Tiny-Mud6713 OP t1_iwcglrg wrote

1- I'm doing a 20% split, so in total they're around 2800, 700 training and validation.

2- batches of 8, Adam with LR=0.001 in the transfer part, LR=0.0001 in the fine tuning, any other combination caused everything to crumble.

3- currently 0.3, 0.5 caused some early stopping problems, since the model was stuck

4- valid_data_gen = ImageDataGenerator(rescale=1/255.)

train_data_gen = ImageDataGenerator(

rescale=1/255.,

rotation_range = 30,

width_shift_range = 0.2,

height_shift_range = 0.2,

horizontal_flip = True,

vertical_flip = True

)

​

and then flow from file to get the preprocessed images

1

Ragdoll_X_Furry t1_iwcxiv6 wrote

Adam is usually more likely to overfit, so using SGD with Nesterov momentum might help a bit.
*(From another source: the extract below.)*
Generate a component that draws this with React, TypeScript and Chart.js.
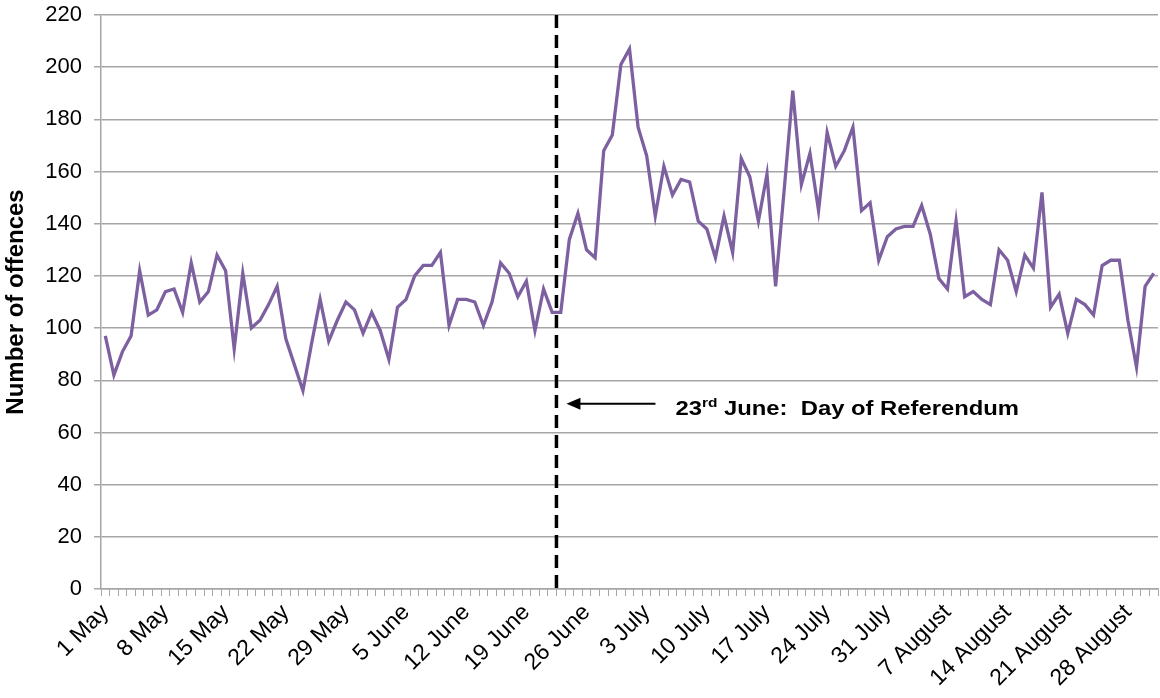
import React, { useEffect, useRef } from "react";
import { Chart, registerables } from "chart.js";

Chart.register(...registerables);

const MONTHS = ["May", "June", "July", "August"];
const DAYS_IN_MONTH = [31, 30, 31, 31];

const CATEGORIES: string[] = [];
MONTHS.forEach((m, mi) => {
  for (let d = 1; d <= DAYS_IN_MONTH[mi]; d++) CATEGORIES.push(`${d} ${m}`);
});

const TICK_LABELS = [
  "1 May", "8 May", "15 May", "22 May", "29 May", "5 June", "12 June", "19 June", "26 June",
  "3 July", "10 July", "17 July", "24 July", "31 July", "7 August", "14 August", "21 August", "28 August",
];

const OFFENCES = [
  97, 82, 91, 97, 122, 105, 107, 114, 115, 106,
  125, 110, 114, 128, 122, 92, 121, 100, 103, 109,
  116, 96, 86, 76, 94, 111, 95, 103, 110, 107,
  98, 106, 99, 88, 108, 111, 120, 124, 124, 129,
  101, 111, 111, 110, 101, 110, 125, 121, 112, 118,
  99, 115, 106, 106, 134, 144, 130, 127, 168, 174,
  201, 207, 177, 166, 143, 162, 151, 157, 156, 141,
  138, 127, 143, 129, 165, 158, 141, 159, 116, 153,
  191, 155, 167, 145, 175, 162, 168, 177, 145, 148,
  126, 135, 138, 139, 139, 147, 136, 119, 115, 141,
  112, 114, 111, 109, 130, 126, 114, 128, 123, 152,
  108, 113, 98, 111, 109, 105, 124, 126, 126, 103,
  85, 116, 121,
];

const Y_TICKS = { min: 0, max: 220, step: 20 };
const REFERENDUM_INDEX = 53; // 23 June
const ANNOTATION_VALUE = 71;
const ANNOTATION_TEXT = { day: "23", sup: "rd", rest: " June:  Day of Referendum" };

const FONT = 'Arial, "Liberation Sans", sans-serif';
const GRID = "#a6a6a6";
const LINE = "#7d60a0";

const referendumPlugin = {
  id: "referendum",
  afterDatasetsDraw(chart: any) {
    const { ctx, chartArea, scales } = chart;
    const xs = scales.x;
    const ys = scales.y;
    const x = xs.getPixelForValue(REFERENDUM_INDEX - 0.5);
    ctx.save();
    ctx.strokeStyle = "#000";
    ctx.lineWidth = 3.5;
    ctx.setLineDash([13, 7]);
    ctx.beginPath();
    ctx.moveTo(x, chartArea.top);
    ctx.lineTo(x, chartArea.bottom);
    ctx.stroke();
    ctx.setLineDash([]);

    const ay = ys.getPixelForValue(ANNOTATION_VALUE);
    const tipX = x + 10;
    const tailX = x + 99;
    ctx.lineWidth = 2;
    ctx.beginPath();
    ctx.moveTo(tailX, ay);
    ctx.lineTo(tipX + 10, ay);
    ctx.stroke();
    ctx.fillStyle = "#000";
    ctx.beginPath();
    ctx.moveTo(tipX, ay);
    ctx.lineTo(tipX + 14, ay - 6);
    ctx.lineTo(tipX + 14, ay + 6);
    ctx.closePath();
    ctx.fill();

    const sx = 1.19;
    const startX = x + 119;
    const baseY = ay + 11;
    ctx.translate(startX, baseY);
    ctx.scale(sx, 1);
    let tx = 0;
    ctx.textAlign = "left";
    ctx.textBaseline = "alphabetic";
    ctx.font = `bold 20px ${FONT}`;
    ctx.fillText(ANNOTATION_TEXT.day, tx, 0);
    tx += ctx.measureText(ANNOTATION_TEXT.day).width;
    ctx.font = `bold 13px ${FONT}`;
    ctx.fillText(ANNOTATION_TEXT.sup, tx, -8);
    tx += ctx.measureText(ANNOTATION_TEXT.sup).width;
    ctx.font = `bold 20px ${FONT}`;
    ctx.fillText(ANNOTATION_TEXT.rest, tx, 0);
    ctx.restore();
  },
};

export default function App() {
  const ref = useRef<HTMLCanvasElement | null>(null);

  useEffect(() => {
    document.body.style.margin = "0";
    const canvas = ref.current;
    if (!canvas) return;
    const chart = new Chart(canvas, {
      type: "line",
      data: {
        labels: CATEGORIES,
        datasets: [
          {
            label: "Number of offences",
            data: OFFENCES,
            borderColor: LINE,
            backgroundColor: LINE,
            borderWidth: 3.3,
            pointRadius: 0,
            tension: 0,
            fill: false,
          },
        ],
      },
      options: {
        responsive: false,
        animation: false,
        devicePixelRatio: 1,
        layout: { padding: { top: 15, right: 2, left: 0, bottom: 0 } },
        plugins: {
          legend: { display: false },
          tooltip: { enabled: false },
          title: { display: false },
        },
        scales: {
          x: {
            type: "category",
            offset: true,
            grid: {
              display: true,
              drawOnChartArea: false,
              drawTicks: true,
              tickLength: 7,
              offset: true,
              color: GRID,
              lineWidth: 1,
            },
            border: { display: true, color: GRID, width: 1.5 },
            ticks: {
              autoSkip: false,
              maxRotation: 45,
              minRotation: 45,
              padding: 3,
              color: "#000",
              font: { family: FONT, size: 23 },
              callback: function (this: any, value: any) {
                const lbl = this.getLabelForValue(value);
                return TICK_LABELS.includes(lbl) ? lbl : "";
              },
            },
            afterFit: (scale: any) => {
              scale.height = 109;
              scale.paddingLeft = 0;
              scale.paddingRight = 0;
            },
          },
          y: {
            min: Y_TICKS.min,
            max: Y_TICKS.max,
            grid: {
              color: GRID,
              lineWidth: 1.5,
              drawTicks: true,
              tickLength: 7,
            },
            border: { display: true, color: GRID, width: 1.5 },
            ticks: {
              stepSize: Y_TICKS.step,
              padding: 12,
              color: "#000",
              font: { family: FONT, size: 22 },
            },
            title: {
              display: true,
              text: "Number of offences",
              color: "#000",
              font: { family: FONT, size: 24, weight: "bold" },
              padding: { top: 2, bottom: 0 },
            },
            afterFit: (scale: any) => {
              scale.width = 101;
              scale.paddingTop = 0;
              scale.paddingBottom = 0;
            },
          },
        },
      },
      plugins: [referendumPlugin],
    });
    return () => chart.destroy();
  }, []);

  return (
    <div style={{ width: 1160, height: 698 }}>
      <canvas ref={ref} width={1160} height={698} style={{ display: "block" }} />
    </div>
  );
}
I'd also recommend augmenting contrast, brightness, saturation and hue if those options are available for the ImageDataGenerator class.

Also does the rotation in the ImageDataGenerator fill the background with black pixels or is there the option to extend/reflect the image? In my experience simply filling the background with black after rotation tends to hinder the accuracy.

One trick that might also help is to extract the outputs not only from the last layer of the pretrained network but also from earlier layers to feed into your network. In my experience this can help improve the accuracy. I've done this with the EfficientNet B0, so I've pasted some example code here to help you out, though if you don't want to use an EfficientNet I'm sure this can be adapted to the DenseNet201 too.

Of course, sometimes transfer learning just doesn't help really, so if nothing else helps you push the accuracy above 90% it might be best to just build and train your own model from scratch to better suit your needs.

2

Tiny-Mud6713 OP t1_iwd0cqz wrote

I haven't tried playing with the optimizer, thank you for the notice, also thanks for the code, will try to play around with it too :)

1

Tiny-Mud6713 OP t1_iwcgqff wrote

Actually the resizing really boosted the performance by like 5%, I'm at at 80% now, but still looking to boost it up

1